Written instruction: Every line from the start of the entries up to and including the one bearing "from matplotlib.patches import Rectangle" must be printed verbatim, without the pictures.

Source code of charts
▼▼▼

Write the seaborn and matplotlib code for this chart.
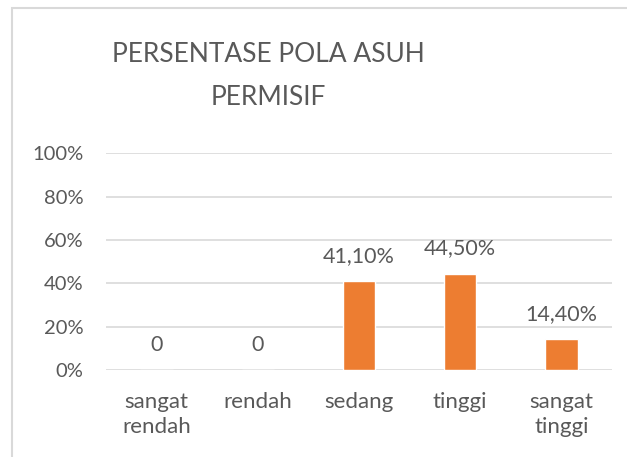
import pandas as pd
import seaborn as sns
import matplotlib.pyplot as plt
from matplotlib.ticker import PercentFormatter
from matplotlib.patches import Rectangle

# --- data -------------------------------------------------------------------
categories = ["sangat\nrendah", "rendah", "sedang", "tinggi", "sangat\ntinggi"]
percent = [0.0, 0.0, 41.1, 44.5, 14.4]
value_labels = ["0", "0", "41,10%", "44,50%", "14,40%"]

df = pd.DataFrame({"kategori": categories, "persen": percent})

# --- style ------------------------------------------------------------------
sns.set_style("white")
plt.rcParams["font.family"] = ["Lato", "DejaVu Sans"]
text_grey = "#595959"
orange = "#ED7D31"

fig = plt.figure(figsize=(6.27, 4.57), dpi=100)
ax = fig.add_axes([0.169, 0.190, 0.807, 0.475])

sns.barplot(data=df, x="kategori", y="persen", color=orange, width=0.32,
            saturation=1, ax=ax)

ax.set_ylim(0, 100)
ax.set_xlim(-0.5, 4.5)
ax.set_yticks(range(0, 101, 20))
ax.yaxis.set_major_formatter(PercentFormatter(decimals=0))
ax.grid(axis="y", color="#D9D9D9", linewidth=1.2)
ax.set_axisbelow(True)
for s in ax.spines.values():
    s.set_visible(False)
ax.tick_params(axis="both", length=0, colors=text_grey)
ax.tick_params(axis="x", pad=16, labelsize=16)
ax.tick_params(axis="y", pad=16, labelsize=14.5)
ax.set_xlabel("")
ax.set_ylabel("")
for lbl in ax.get_xticklabels():
    lbl.set_linespacing(1.3)

# value labels above the bars
for i, (v, txt) in enumerate(zip(percent, value_labels)):
    ax.annotate(txt, (i, v), xytext=(0, 11), textcoords="offset points",
                ha="center", va="bottom", fontsize=15.5, color=text_grey)

fig.text(0.428, 0.833, "PERSENTASE POLA ASUH\nPERMISIF", ha="center",
         va="center", fontsize=19, color=text_grey, linespacing=1.9)

# chart frame (left and top edges visible in the reference)
fig.patches.append(Rectangle((12 / 627, -0.1), 1.2, 1 - 8 / 457 + 0.1,
                             transform=fig.transFigure, fill=False,
                             edgecolor="#D9D9D9", linewidth=1.5))

fig.savefig("out.png", dpi=100)
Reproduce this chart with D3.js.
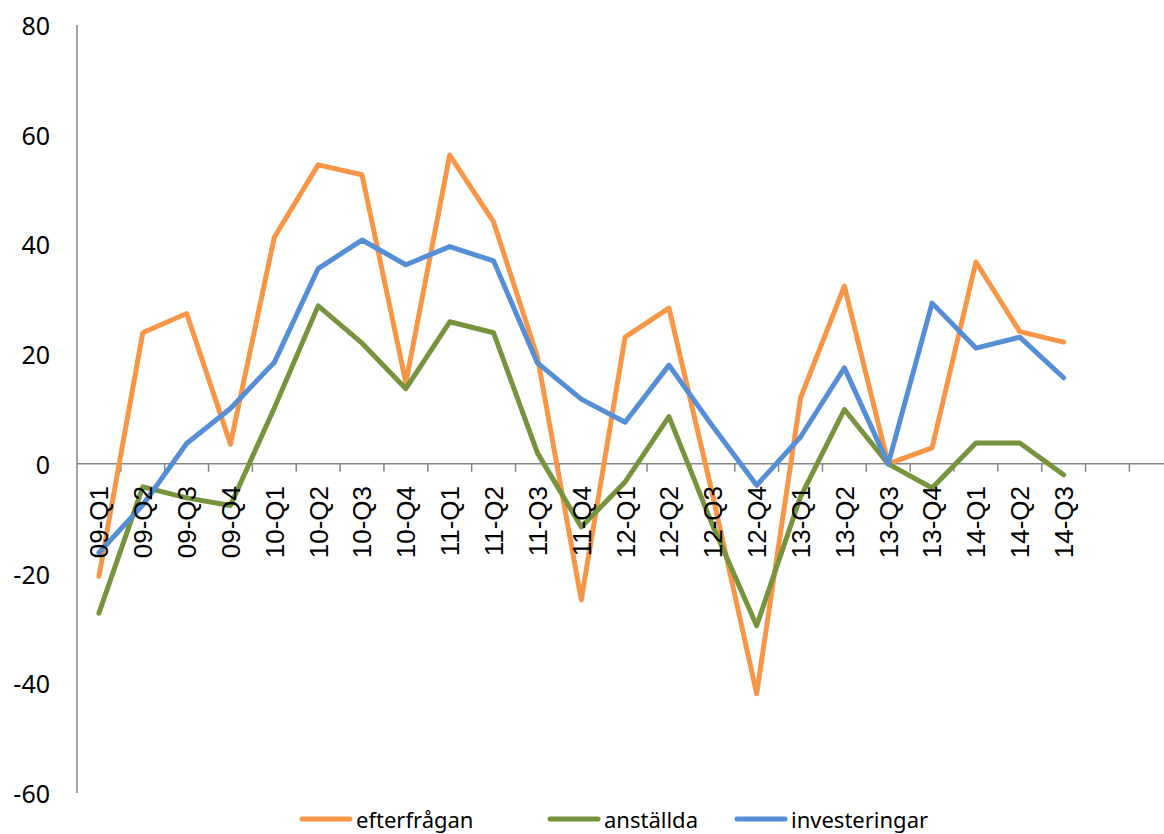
<html>
<head>
<meta charset="utf-8">
<title>efterfrågan, anställda, investeringar</title>
<script src="https://cdn.jsdelivr.net/npm/d3@7"></script>
<style>
    html, body { margin: 0; padding: 0; background: #fff; }
    .ylab { font-family: "Noto Sans", sans-serif; font-size: 25px; fill: #000; }
    .xlab { font-family: "Liberation Sans", Arial, sans-serif; font-size: 26px; fill: #000; }
    .leg { font-family: "Noto Sans", sans-serif; font-size: 22px; fill: #000; }
</style>
</head>
<body>
<svg width="1164" height="834" id="mainsvg"></svg>
<script>
    // data
    const categories = ["09-Q1","09-Q2","09-Q3","09-Q4","10-Q1","10-Q2","10-Q3","10-Q4",
        "11-Q1","11-Q2","11-Q3","11-Q4","12-Q1","12-Q2","12-Q3","12-Q4",
        "13-Q1","13-Q2","13-Q3","13-Q4","14-Q1","14-Q2","14-Q3"];
    const emptySlots = 2;   // axis keeps going after the last quarter
    const efterfragan = [-20.5, 23.9, 27.4, 3.6, 41.3, 54.5, 52.7, 14.8, 56.3, 44.1, 19.5, -24.8,
        23.1, 28.4, -5.8, -41.9, 12.0, 32.4, 0, 2.9, 36.8, 24.1, 22.2];
    const anstallda = [-27.2, -4.2, -6.2, -7.6, 10.2, 28.8, 22.0, 13.7, 25.9, 23.9, 2.0, -11.5,
        -3.3, 8.6, -11.3, -29.5, -6.0, 9.9, 0, -4.4, 3.8, 3.8, -2.0];
    const investeringar = [-16.2, -7.5, 3.7, 10.1, 18.5, 35.6, 40.8, 36.3, 39.6, 37.0, 18.4, 11.8,
        7.6, 18.0, 6.8, -3.9, 4.9, 17.5, 0, 29.3, 21.1, 23.1, 15.7];
    const yTicks = [80, 60, 40, 20, 0, -20, -40, -60];
    const seriesNames = ["efterfrågan", "anställda", "investeringar"];
    const colors = ["#F79646", "#77933C", "#558ED5"];

    const svg = d3.select('#mainsvg');
    const plotLeft = 77, plotTop = 25, plotBottom = 793, step = 43.85;

    const slots = d3.range(categories.length + emptySlots);
    const xScale = d3.scaleBand().domain(slots).range([plotLeft, plotLeft + slots.length * step]);
    const yScale = d3.scaleLinear().domain([-60, 80]).range([plotBottom, plotTop]);
    const xc = i => xScale(i) + xScale.bandwidth() / 2;

    // y axis: line and labels only
    svg.append('line').attr('x1', plotLeft).attr('x2', plotLeft)
        .attr('y1', yScale(80)).attr('y2', yScale(-60))
        .attr('stroke', '#868686').attr('stroke-width', 1.5);
    svg.append('g').selectAll('text').data(yTicks).join('text')
        .attr('class', 'ylab')
        .attr('x', 50).attr('y', d => yScale(d))
        .attr('text-anchor', 'end').attr('dominant-baseline', 'central')
        .text(d => d);

    // x axis at zero
    const y0 = yScale(0);
    svg.append('line').attr('x1', plotLeft).attr('x2', 1164)
        .attr('y1', y0).attr('y2', y0)
        .attr('stroke', '#868686').attr('stroke-width', 1.5);
    svg.append('g').selectAll('line').data(slots.slice(1)).join('line')
        .attr('x1', d => xScale(d)).attr('x2', d => xScale(d))
        .attr('y1', y0).attr('y2', y0 + 8)
        .attr('stroke', '#868686').attr('stroke-width', 1.5);

    // lines
    const seriesData = [efterfragan, anstallda, investeringar];
    const line = d3.line().x((d, i) => xc(i)).y(d => yScale(d));
    svg.append('g').selectAll('path').data(seriesData).join('path')
        .attr('d', line)
        .attr('fill', 'none')
        .attr('stroke', (d, i) => colors[i])
        .attr('stroke-width', 5)
        .attr('stroke-linejoin', 'round')
        .attr('stroke-linecap', 'round');

    // category labels, rotated
    svg.append('g').selectAll('text').data(categories).join('text')
        .attr('class', 'xlab')
        .attr('transform', (d, i) => `translate(${xc(i)}, 486) rotate(-90)`)
        .attr('text-anchor', 'end').attr('dy', '0.36em')
        .text(d => d);

    // legend
    const legX = [300, 548, 735];
    const legY = 819;
    const leg = svg.append('g').selectAll('g').data(seriesNames).join('g')
        .attr('transform', (d, i) => `translate(${legX[i]}, ${legY})`);
    leg.append('line').attr('x1', 2).attr('x2', 50).attr('y1', 0).attr('y2', 0)
        .attr('stroke', (d, i) => colors[i]).attr('stroke-width', 5)
        .attr('stroke-linecap', 'round');
    leg.append('text').attr('class', 'leg')
        .attr('x', 56).attr('y', 0).attr('dominant-baseline', 'central')
        .text(d => d);
</script>
</body>
</html>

▲▲▲

The solution:
Write the seaborn and matplotlib code for this chart.
import pandas as pd
import seaborn as sns
import matplotlib.pyplot as plt
from matplotlib.ticker import PercentFormatter
from matplotlib.patches import Rectangle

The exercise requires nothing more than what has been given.